Ich glaube, wir haben aus der schlimmen Pandemie heraus ein anderes Verständnis für solche Vorhaben. Wir haben durch Corona alle erfahren, wie wichtig Kunst und Kultur für unsere Demokratie sind. Was verlieren wir, wenn es keine Theateraufführungen oder Konzerte mehr gibt, wenn die Museen zu sind? Wenn das alles wegbricht, dann hat die Demokratie keine Stimme mehr.

Wie sollen die Kulturszene und die Kulturpolitik auf Putins Krieg gegen die Ukraine reagieren?

Am Tag nach dem Kriegsbeginn habe ich ukrainische und russische Künstlerinnen und Künstler ins Kanzleramt eingeladen. Dieses Treffen hat mich sehr bewegt.

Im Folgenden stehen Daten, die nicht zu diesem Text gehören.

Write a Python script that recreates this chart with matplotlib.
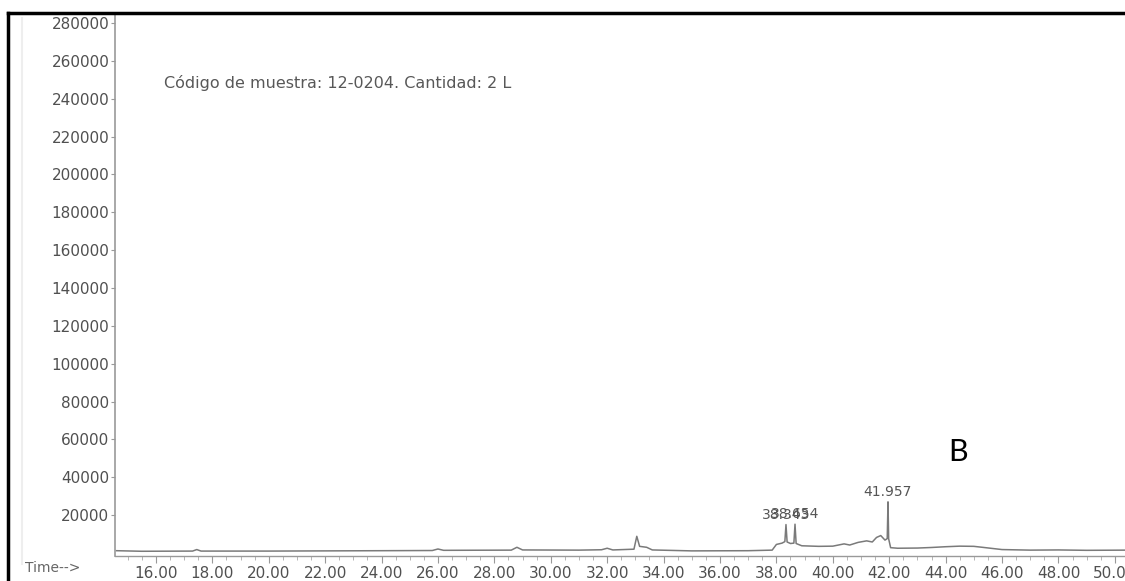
import matplotlib
matplotlib.use("Agg")
import matplotlib.pyplot as plt
from matplotlib.lines import Line2D
from matplotlib.ticker import MultipleLocator

# total ion chromatogram, sample 12-0204
times = [14.60, 15.50, 17.30, 17.45, 17.60, 20.00, 22.00, 24.00, 25.80, 26.00,
         26.20, 28.60, 28.80, 29.00, 31.00, 31.80, 32.00, 32.20, 32.95, 33.05,
         33.15, 33.40, 33.60, 35.00, 37.00, 37.85, 38.00, 38.20, 38.30, 38.34,
         38.38, 38.50, 38.62, 38.66, 38.70, 38.90, 39.50, 40.00, 40.40, 40.60,
         40.90, 41.20, 41.40, 41.55, 41.70, 41.85, 41.93, 41.957, 41.98, 42.05,
         42.30, 43.00, 43.50, 44.00, 44.50, 45.00, 45.30, 46.00, 47.00, 48.00,
         49.00, 50.40]
abundance = [1200, 900, 1000, 1800, 1000, 1000, 1100, 1200, 1300, 2100,
             1400, 1500, 3000, 1600, 1500, 1700, 2500, 1600, 2000, 8800,
             3500, 3000, 1600, 1100, 1200, 1500, 4500, 5200, 6000, 15000,
             5800, 5000, 5200, 15200, 5000, 3800, 3500, 3600, 4800, 4200,
             5600, 6400, 5800, 8200, 9200, 6800, 7600, 27000, 7500, 2800,
             2500, 2600, 2900, 3300, 3600, 3500, 3000, 1800, 1500, 1600,
             1400, 1500]

peak_times = [38.343, 38.654, 41.957]
peak_heights = [15000, 15200, 27000]
peak_labels = ["38.343", "38.654", "41.957"]

y_ticks = list(range(20000, 280001, 20000))
x_ticks = list(range(16, 51, 2))

fig = plt.figure(figsize=(11.25, 5.81), dpi=100)
ax = fig.add_axes([115 / 1125, 1 - 556 / 581, 1 - 115 / 1125, (556 - 15) / 581])

ax.plot(times, abundance, color="#7a7a7a", lw=1.1)
for t, h, lab in zip(peak_times, peak_heights, peak_labels):
    ax.text(t, h + 1500, lab, ha="center", va="bottom", fontsize=10, color="#555555")

ax.set_xlim(14.55, 50.36)
ax.set_ylim(-1600, 284200)
ax.set_yticks(y_ticks)
ax.set_yticklabels([str(v) for v in y_ticks])
ax.set_xticks(x_ticks)
ax.set_xticklabels(["%.2f" % v for v in x_ticks])
ax.xaxis.set_minor_locator(MultipleLocator(0.5))

ax.tick_params(axis="y", labelsize=11, labelcolor="#505050", color="#999999",
               length=3, pad=1)
ax.tick_params(axis="x", labelsize=11, labelcolor="#505050", color="#999999",
               length=5, pad=2)
ax.tick_params(axis="x", which="minor", color="#aaaaaa", length=3)

for side in ["top", "right"]:
    ax.spines[side].set_visible(False)
ax.spines["left"].set_color("#999999")
ax.spines["bottom"].set_color("#999999")
ax.spines["left"].set_linewidth(1.2)
ax.spines["bottom"].set_linewidth(1.0)

ax.text(0.049, 0.874, "Código de muestra: 12-0204. Cantidad: 2 L",
        transform=ax.transAxes, fontsize=11.5, color="#585858", va="center")
ax.text(0.825, 0.192, "B", transform=ax.transAxes, fontsize=22,
        family="Lato", color="black", va="center")

fig.text(25 / 1125, 1 - 568 / 581, "Time-->", fontsize=10, color="#666666",
         va="center")

# outer frame
fig.add_artist(Line2D([8 / 1125, 1.0], [1 - 13 / 581, 1 - 13 / 581],
                      color="black", lw=2.5, transform=fig.transFigure))
fig.add_artist(Line2D([8 / 1125, 8 / 1125], [0.0, 1 - 13 / 581],
                      color="black", lw=2.5, transform=fig.transFigure))
fig.add_artist(Line2D([22 / 1125, 22 / 1125], [0.03, 1 - 18 / 581],
                      color="#eeeeee", lw=1.5, transform=fig.transFigure))

fig.savefig("out.png", dpi=100)
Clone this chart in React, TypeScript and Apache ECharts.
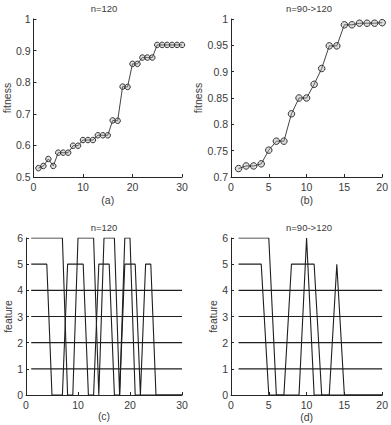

In unseren TV-Sendungen wird ja manchmal die Frage diskutiert, ob Putin nicht vielleicht doch recht hat, wenn er die Ukraine dem großen russischen Reich zuordnet. Diese Frage haben die eingeladenen Künstlerinnen und Künstler im Kanzleramt sehr eindeutig beantwortet: »Nein, wir haben unsere Sprache, unsere Literatur, unsere Kultur – gebt uns eine Stimme.«

Im Anschluss an diesen Termin haben wir erstens alle deutschen Kultureinrichtungen dazu aufgerufen, der ukrainischen Kultur eine Stimme zu geben. Zweitens entwickeln wir ein Soforthilfeprogramm, um Flüchtenden aus der Ukraine, aber auch aus Russland und Belarus die Möglichkeit zu geben, weiter journalistisch oder künstlerisch zu arbeiten und sich zu äußern. Aus dem Haushalt der BKM stehen eine Million Euro zur Verfügung, damit wollen wir gemeinsam mit dem Auswärtigen Amt Journalistinnen und Journalisten sowie Künstlerinnen und Künstler unterstützen. Um ein Hilfsprogramm möglichst rasch auf den Weg zu bringen, sind wir hierzu mit verschiedenen Partnern im engen Austausch. Drittens haben wir eine Taskforce eingerichtet, weil ganz viele Akteurinnen und Akteure sowie Kultureinrichtungen sich jetzt melden und etwas tun wollen. Und wir beraten weiter im Haus, was wir tun können und welche Unterstützung von uns aus möglich ist.

In diesem Zusammenhang möchte ich noch einmal ganz klar sagen: Es darf keinen Boykott russischer Kultur geben! Ich kann sehr gut nachvollziehen, dass sich die Stadt München von Waleri Gergijew getrennt hat. Er ist ein herausragender Dirigent, aber er hat schon 2016 in Damaskus Konzerte zu Ehren von Baschar al-Assad gegeben. Er steht eben auch politisch für Putin, und er hat seine Musik klar in dessen Dienste gestellt. München ist Partnerstadt Kiews. Dass sie Gergijew nicht weiter beschäftigen wollen, finde ich richtig.

Allerdings darf es keinen Generalverdacht gegen russische Künstlerinnen und Künstler geben. Wenn russische Tanzensembles oder Chöre ausgeladen werden, wenn sogar in Buchhandlungen russische Werke aus den Regalen verschwinden, dann ist das eine gefährliche Reaktion. Russische Künstlerinnen und Künstler, von denen viele jetzt selbst unter dem Putin-­Regime leiden, auch weil sie ihre Stimme dagegen erheben, sind gerade in dieser Situation unentbehrlich als Brückenbauer und Botschafter eines anderen Russlands.

Vielen Dank.

Dieser Text ist zuerst erschienen in Politik & Kultur 04/2022.